* [Request] Only the number is wanted: count the lines that include the word "this".

* [Records excerpted from a collection]
-- START --
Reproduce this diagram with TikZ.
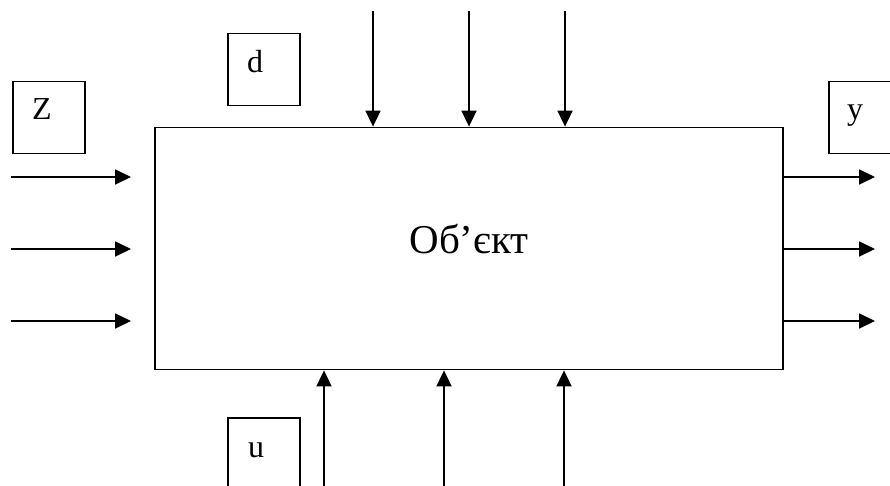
\documentclass[tikz,border=0pt]{standalone}
\usepackage{fontspec}
\setmainfont{Liberation Serif}
\usetikzlibrary{arrows.meta,calc}

\tikzset{
  conn/.style={line width=1.8pt, -{Triangle[length=16pt,width=15pt]}},
  objbox/.style={draw, line width=1.8pt, minimum width=628pt, minimum height=242pt,
                 inner sep=0pt, text depth=19pt, font=\fontsize{41}{48}\selectfont},
  labelbox/.style={draw, line width=1.5pt, minimum width=72pt, minimum height=72pt,
                   inner sep=0pt, anchor=north west},
  labeltext/.style={anchor=base west, inner sep=0pt, font=\fontsize{32}{38}\selectfont}
}

\begin{document}
\begin{tikzpicture}[x=1pt, y=-1pt]
  \clip (0,0) rectangle (890,486);

  % the controlled object
  \node[objbox] (obj) at (469,248.5) {Об’єкт};

  % signal-group labels
  \node[labelbox] (zbox) at (12,81) {};
  \node[labeltext] (zlab) at ($(zbox.north west)+(20,39)$) {Z};
  \node[labelbox] (dbox) at (227,33) {};
  \node[labeltext] (dlab) at ($(dbox.north west)+(20,40)$) {d};
  \node[labelbox] (ubox) at (227,417) {};
  \node[labeltext] (ulab) at ($(ubox.north west)+(21,40)$) {u};
  \node[labelbox, minimum width=90pt] (ybox) at (828,81) {};
  \node[labeltext] (ylab) at ($(ybox.north west)+(19,39)$) {y};

  % inputs Z (left)
  \foreach \i/\yy in {1/177, 2/249, 3/321} {
    \coordinate (zs\i) at (11,\yy);
    \coordinate (ze\i) at (131,\yy);
    \draw[conn] (zs\i) -- (ze\i);
  }

  % disturbances d (top)
  \foreach \i/\xx in {1/373, 2/469, 3/565} {
    \coordinate (ds\i) at (\xx,11);
    \draw[conn] (ds\i) -- (ds\i |- obj.north);
  }

  % controls u (bottom)
  \foreach \i/\xx in {1/324, 2/444, 3/564} {
    \coordinate (us\i) at (\xx,486);
    \draw[conn] (us\i) -- (us\i |- obj.south);
  }

  % outputs y (right)
  \foreach \i/\yy in {1/177, 2/249, 3/321} {
    \coordinate (ye\i) at (875,\yy);
    \draw[conn] (ye\i -| obj.east) -- (ye\i);
  }
\end{tikzpicture}
\end{document}
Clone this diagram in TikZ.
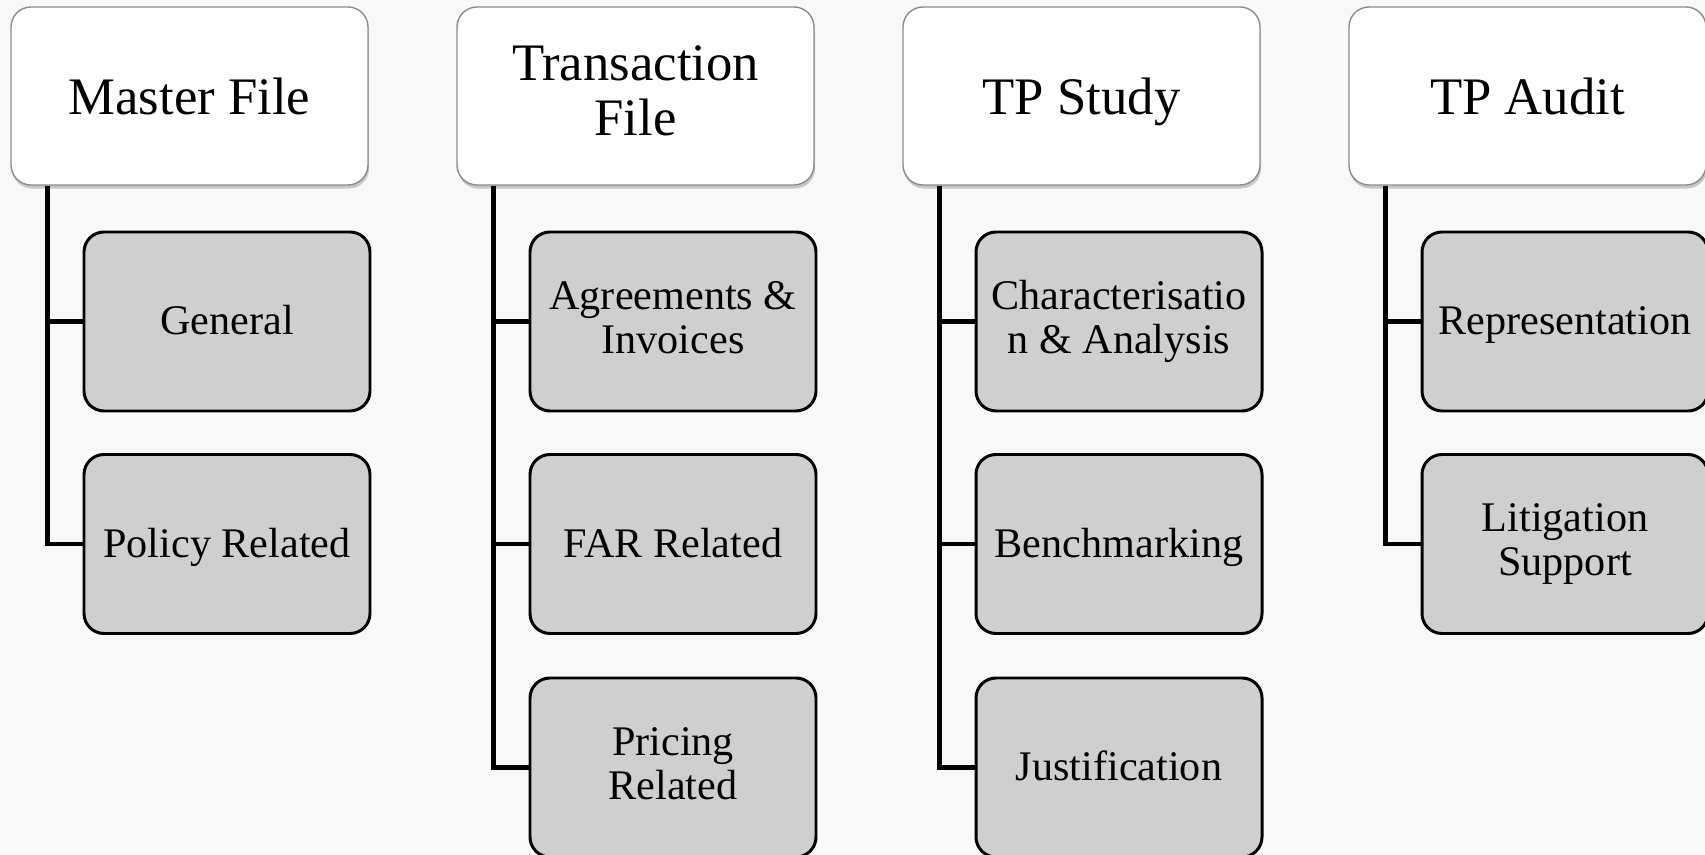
\documentclass[tikz,border=0pt]{standalone}
\usepackage{fontspec}
\setmainfont{Liberation Serif}
\usepackage{xcolor}
\usetikzlibrary{shadows}
\definecolor{bgpage}{RGB}{248,248,248}
\definecolor{boxfill}{RGB}{207,207,207}

\begin{document}
\begin{tikzpicture}
        \tikzstyle{head}=[draw=black!45,line width=0.4pt,fill=white,rounded corners=0.2cm,drop shadow={shadow xshift=0.3pt,shadow yshift=-1pt,opacity=0.4},minimum width=3.57cm,minimum height=1.78cm,align=center,inner sep=2pt,font=\fontsize{15}{15.6}\selectfont,execute at begin node={\rule[-0.2em]{0pt}{1.12em}}]
        \tikzstyle{item}=[draw=black,line width=0.85pt,fill=boxfill,rounded corners=0.2cm,minimum width=2.86cm,minimum height=1.79cm,align=center,inner sep=1pt,font=\fontsize{12}{12.6}\selectfont,execute at begin node={\rule[-0.2em]{0pt}{1.04em}}]
        \tikzstyle{branch}=[draw=black,line width=1.4pt]

        \fill [bgpage] (0, 0) rectangle (17.05, -8.55);
        \useasboundingbox (0, 0) rectangle (17.05, -8.55);

        \draw node at (1.895, -0.96) [head] (mf) {Master File};
        \draw node at (6.355, -0.96) [head] (tf) {Transaction\\File};
        \draw node at (10.815, -0.96) [head] (tps) {TP Study};
        \draw node at (15.275, -0.96) [head] (tpa) {TP Audit};

        \draw node at (2.27, -3.215) [item] (gen) {General};
        \draw node at (2.27, -5.44) [item] (pol) {Policy Related};
        \draw node at (6.73, -3.215) [item] (agr) {Agreements \&\\Invoices};
        \draw node at (6.73, -5.44) [item] (far) {FAR Related};
        \draw node at (6.73, -7.675) [item] (pri) {Pricing\\Related};
        \draw node at (11.19, -3.215) [item] (cha) {Characterisatio\\n \& Analysis};
        \draw node at (11.19, -5.44) [item] (ben) {Benchmarking};
        \draw node at (11.19, -7.675) [item] (jus) {Justification};
        \draw node at (15.65, -3.215) [item] (rep) {Representation};
        \draw node at (15.65, -5.44) [item] (lit) {Litigation\\Support};

        \draw [branch] ([xshift=0.37cm]mf.south west) |- (gen.west);
        \draw [branch] ([xshift=0.37cm]mf.south west) |- (pol.west);
        \draw [branch] ([xshift=0.37cm]tf.south west) |- (agr.west);
        \draw [branch] ([xshift=0.37cm]tf.south west) |- (far.west);
        \draw [branch] ([xshift=0.37cm]tf.south west) |- (pri.west);
        \draw [branch] ([xshift=0.37cm]tps.south west) |- (cha.west);
        \draw [branch] ([xshift=0.37cm]tps.south west) |- (ben.west);
        \draw [branch] ([xshift=0.37cm]tps.south west) |- (jus.west);
        \draw [branch] ([xshift=0.37cm]tpa.south west) |- (rep.west);
        \draw [branch] ([xshift=0.37cm]tpa.south west) |- (lit.west);
    \end{tikzpicture}
\end{document}
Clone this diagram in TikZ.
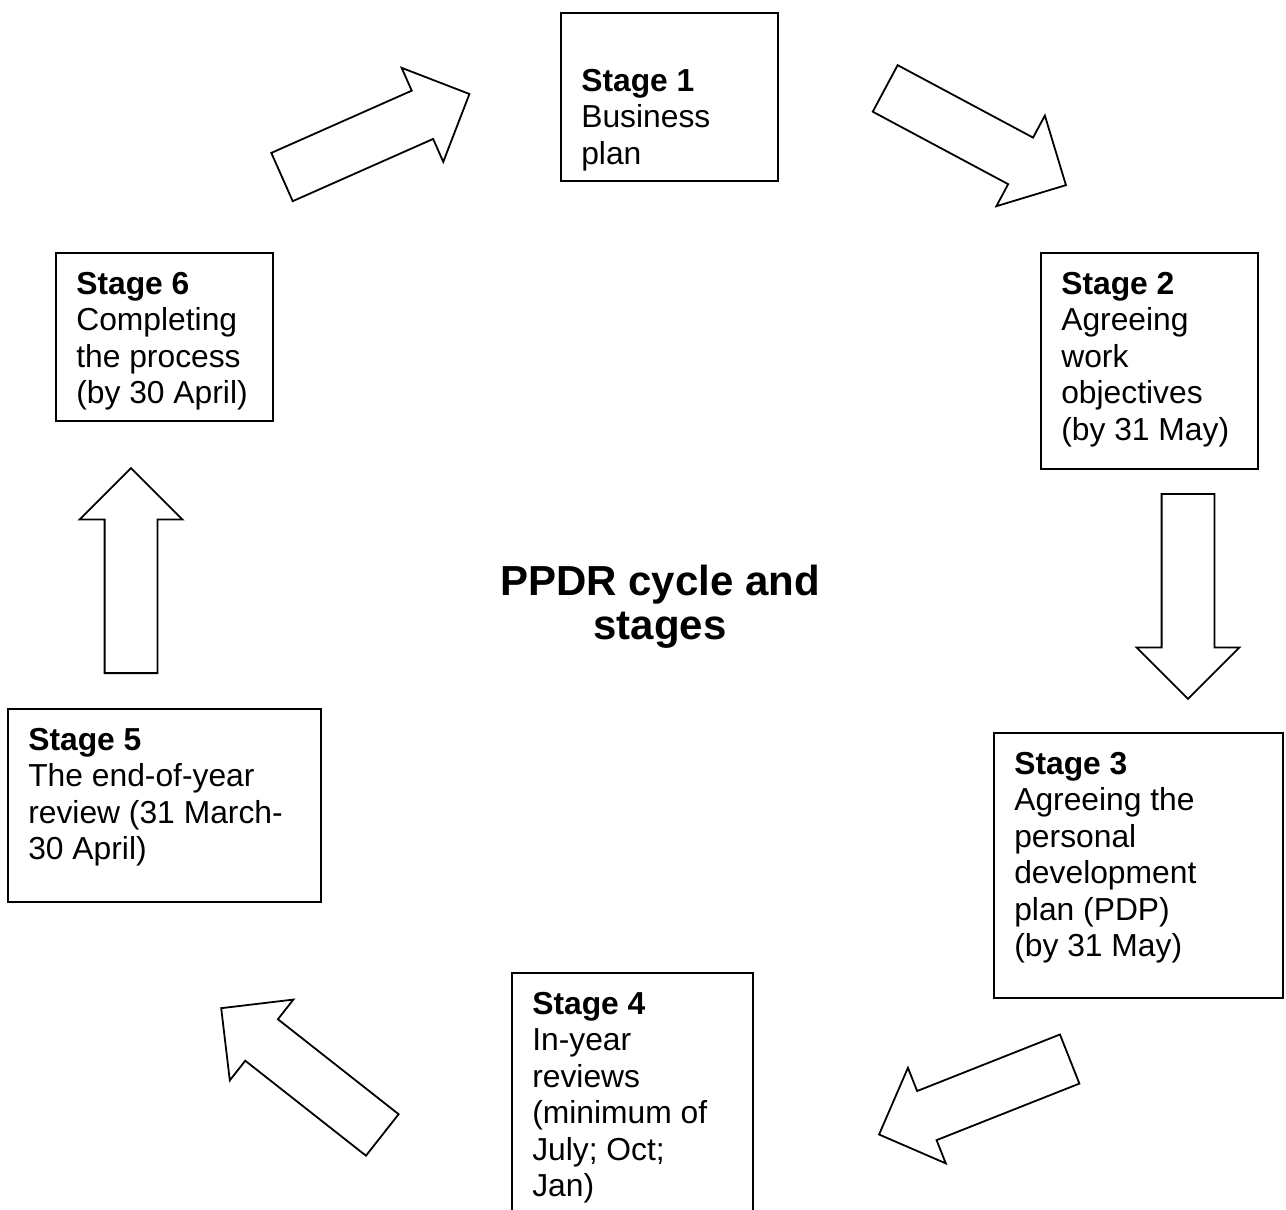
\documentclass[tikz,border=0pt]{standalone}
\usepackage{fontspec}
\setmainfont{Liberation Sans}
\usetikzlibrary{calc,positioning,shapes.arrows}

\begin{document}
\begin{tikzpicture}[x=1pt, y=1pt,
  stagebox/.style={draw, line width=1.8pt, inner sep=0pt},
  stagetext/.style={anchor=north west, align=left, inner sep=0pt, font=\fontsize{31.8}{36.4}\selectfont},
  cyclearrow/.style={draw, line width=1.8pt, single arrow, single arrow head extend=25pt,
    single arrow tip angle=90, minimum height=205pt, inner xsep=0pt, inner ysep=25.5pt, anchor=tail}]
\useasboundingbox (0,0) rectangle (1286,-1210);
%\draw[help lines] (0,0) grid[step=100] (1286,-1210);
\path (669.5,-97) node[stagebox, minimum width=217pt, minimum height=168pt] (s1) {};
\path (1149.5,-361) node[stagebox, minimum width=217pt, minimum height=216pt] (s2) {};
\path (1138.5,-865.5) node[stagebox, minimum width=289pt, minimum height=265pt] (s3) {};
\path (632.5,-1106.5) node[stagebox, minimum width=241pt, minimum height=267pt] (s4) {};
\path (164.5,-805.5) node[stagebox, minimum width=313pt, minimum height=193pt] (s5) {};
\path (164.5,-337) node[stagebox, minimum width=217pt, minimum height=168pt] (s6) {};

\path ([shift={(21,-57)}]s1.north west) node[stagetext] (t1) {\textbf{Stage 1}\\Business\\plan};
\path ([shift={(21,-20)}]s2.north west) node[stagetext] (t2) {\textbf{Stage 2}\\Agreeing\\work\\objectives\\(by 31 May)};
\path ([shift={(21,-20)}]s3.north west) node[stagetext] (t3) {\textbf{Stage 3}\\Agreeing the\\personal\\development\\plan (PDP)\\(by 31 May)};
\path ([shift={(21,-20)}]s4.north west) node[stagetext] (t4) {\textbf{Stage 4}\\In-year\\reviews\\(minimum of\\July; Oct;\\Jan)};
\path ([shift={(21,-20)}]s5.north west) node[stagetext] (t5) {\textbf{Stage 5}\\The end-of-year\\review (31 March-\\30 April)};
\path ([shift={(21,-20)}]s6.north west) node[stagetext] (t6) {\textbf{Stage 6}\\Completing\\the process\\(by 30 April)};

\path (660,-565) node[anchor=north, align=center, inner sep=0pt,
  font=\bfseries\fontsize{42}{44}\selectfont] (title) {PPDR cycle and\\stages};

% the cycle arrows
\path (281.2,-177.4) node[cyclearrow, rotate=23.9] (a61) {};
\path (884.4,-88) node[cyclearrow, rotate=-28.15] (a12) {};
\path (1188,-493) node[cyclearrow, rotate=-90] (a23) {};
\path (1070.5,-1058.7) node[cyclearrow, rotate=-158.4] (a34) {};
\path (383,-1135.5) node[cyclearrow, rotate=141.8] (a45) {};
\path (131,-674) node[cyclearrow, rotate=90] (a56) {};
\end{tikzpicture}
\end{document}
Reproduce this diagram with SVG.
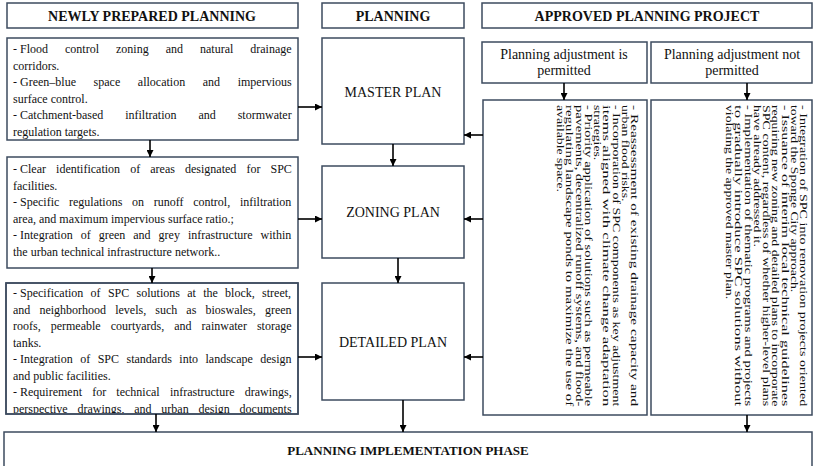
-- END --
* [Task response] 4